O que quer dizer quem afirma que o nazismo é de esquerda? por Érico Firmo

Até me constrange gastar papel com a discussão sobre se o nazismo é de esquerda. É um revisionismo contemporâneo, com muita força no Brasil, e que não tem objetivo de entender a história. A intenção é a disputa histórica do presente.

Um dos argumentos está no nome do partido nazista: Nacional Socialista dos Trabalhadores Alemães. Tá lá, socialista. Adolf Hitler falou sobre isso, em entrevista em 1923 a George Sylvester Viereck. "Socialismo é a ciência de lidar com o bem comum. Comunismo não é o socialismo. Marxismo não é socialismo. Os marxistas roubaram o termo e confundiram seu significado. Eu devo tirar o socialismo dos socialistas", disse Hitler. Tratava-se de uma visão, e uma disputa cultural, em torno da palavra socialista.

Disse mais: "O socialismo é uma instituição alemã, do arianismo antigo. Nossos ancestrais possuíam terras em comum. Cultivavam a ideia do bem comum. O marxismo não tem direito de se disfarçar de socialismo. O socialismo, ao contrário do marxismo, não repudia a propriedade privada. Ao contrário do marxismo, não envolve a negação da personalidade; em vez de marxista, ele é patriótico. Poderíamos nos chamar Partido Liberal".

Hitler admitia se chamar de liberal, mas seria outro falseamento.

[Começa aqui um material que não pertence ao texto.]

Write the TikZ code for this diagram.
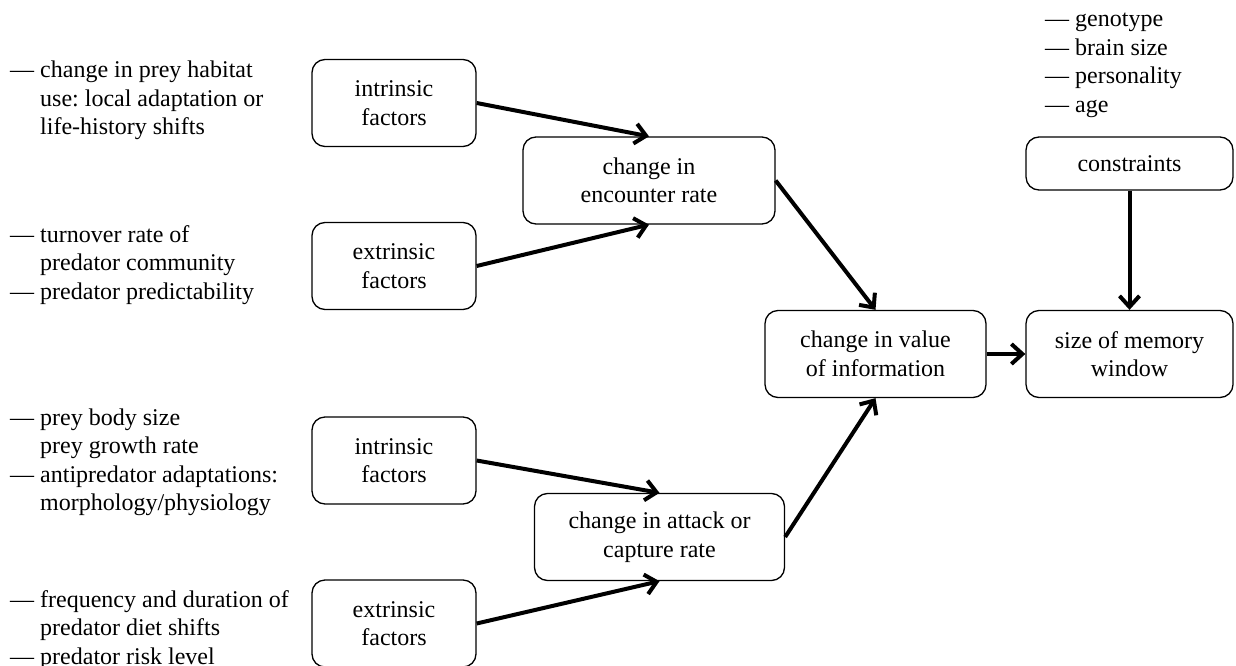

O nazismo não era liberal, assim como não era de esquerda.

Por que esse debate surge? Por que é dito que o nazismo é de esquerda? É uma disputa sobre o agora. Pretende-se usar o nazismo para desqualificar a esquerda de hoje. Há um subtexto aí de que, em última instância, a esquerda é nazista.

Posições ideológicas não são estanques. Direita e esquerda hoje não são o que eram na Revolução Francesa. Bem como conservadorismo e liberalismo não são o que eram no século XIX. Abraham Lincoln e Donald Trump não são a mesma coisa, apesar de integrarem o mesmo Partido Republicano. A noção do que é esquerda na América Latina não é igual à da Europa.

Nazismo não é de esquerda, não é liberal e não se confunde, também, com a direita tradicional. Conservadores não eram nazistas. Winston Churchill não era nazista - ninguém esteve mais longe disso.

Na Alemanha, não existe essa polêmica e a direita de lá nem cogita o negacionismo. O conservador Franz Josef Strauss, ex-governador da Baviera, dizia: "À direita da União não deve haver nenhum partido democraticamente legitimado". A União é a União Democrática Cristão, de Angela Merkel. A rejeição a qualquer coisa à direita disso está na perigosa proximidade com o nazismo.

O nazismo é fenômeno de exceção, difícil de enquadrar no espectro convencional. Como hipérbole, muitos políticos são taxados de nazistas. Isso vai de Bolsonaro até Cid Gomes (PDT). Um despropósito. Dizer que o nazismo é de esquerda ou usá-lo para atacar adversários políticos de hoje é raso, fruto, no mínimo, de conhecimento tacanho. Ou é só desonesto mesmo.